A student newspaper, not the students' newspaper
When a junior was arrested in his hometown over spring break last March, his friends launched a social media campaign announcing that he was profiled because he was black. As accusations flew across Facebook, we reported fully on the case, including providing the police point of view. Many online commenters were furious that we presented the police account or covered the incident at all. One representative comment stated: "We are a student body community, and since all are currently uncertain of [his] innocence, we might act as a community. We might protect our own until proven that they should not be protected."
It was not the first, and certainly not the last, time I have been criticized as Editor-in-Chief of The Daily Princetonian. But the case was distinctive because it crystallized a fundamental and dramatic misconception on our campus. I am writing today, in the last issue of the newspaper over which I will preside, to explain to our readers, if not persuade them, about our role on this campus.
The misconception can be boiled down to this: We are a student newspaper, yes, but we are not the students' newspaper.
Let me be clear: I am not saying that we are not a newspaper operated by students. Students have ultimate editorial discretion over the content in the newspaper and website; the newspaper's publishing company is operated by a graduate board consisting of former 'Prince' members, many of whom are journalists themselves.

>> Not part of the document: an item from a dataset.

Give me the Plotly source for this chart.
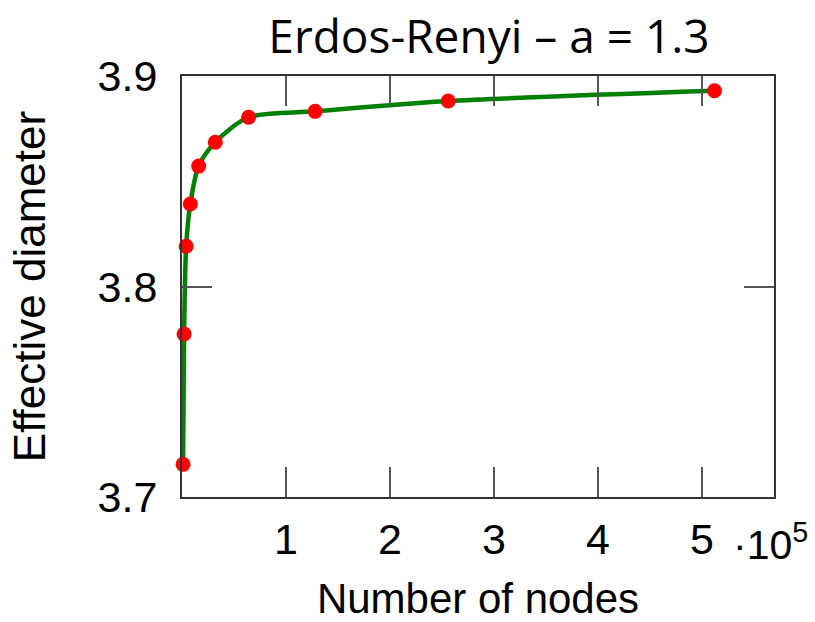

What I mean, however, is that our primary role as a campus news organization is not to act on behalf of any one student or even the students in general. It is not to "protect our own," and it is not to "act as a community." We are an objective news organization that reports the truth without an agenda.
Yet, there is an outspoken minority of people — from students to some of the most senior administrators at the University — who see it differently. They argue that the 'Prince' should exist to promote a positive image of the University and its students.
The complaints appear in a variety of circumstances: We should shy away from asking difficult questions of administrators because it could impede their ability to do their job. We should refrain from reporting on candidates for a particular vacancy at the University because it could hurt candidates' future careers. We should rewrite quotes of famous University professors or award-winning students because, after all, we should make sure they look good. We should remove entire articles from our website because they do not benefit the University.
The case of the junior was no different. One commenter responded to our coverage by saying, "I'm sure he appreciates this well-meaning 'campaign' on his behalf." Another commented: "You're not a member of the media, and have no obligation to act as such. You are, however, a member of the Princeton community, and have a responsibility to your fellow students..."
This is simply not true.
I am not arguing that journalism should be devoid of compassion. Our reporters act with extraordinary compassion and empathy when covering the most difficult topics, from race to religion to suicide, on this campus. But that is not the same as saying that our role is to act on behalf of, or to defend, or to attack, a particular person or institution.
I recognized early on in my term that a misconception existed, but I did not fully understand its nature. After the arrest article was published, I wrote a column explaining why we cover crime. But, it was not enough to simply explain our approach to covering crime. The larger issue, as I've come to understand, was the proposition that we should actively be taking sides; in this case, the argument was that we should run a story only if it serves the interests of a student, assuming we are able to predict what a student's interests are.
Four days after the 'Prince' initially covered that studentís arrest, the police dropped all charges, news that, like the initial coverage, merited a front page article. In response to the dropped charges, one commenter, under the name "shameful coverage still unaddressed," stated: "The editor-in-chief should now feature a front page article talking about what he learned from all this."
It may be 10 months late, and not on the front page, but here is what I've learned: While a vocal minority of our readers do not understand the role of the 'Prince' on this campus, I've also learned that the majority of our readers do. And the reporters and editors who will lead the newspaper in the coming year do too. They understand that we cannot inform if there is a haze of bias over everything we produce and that we cannot be a credible source of news if we are deferential to the powerful interests at the University.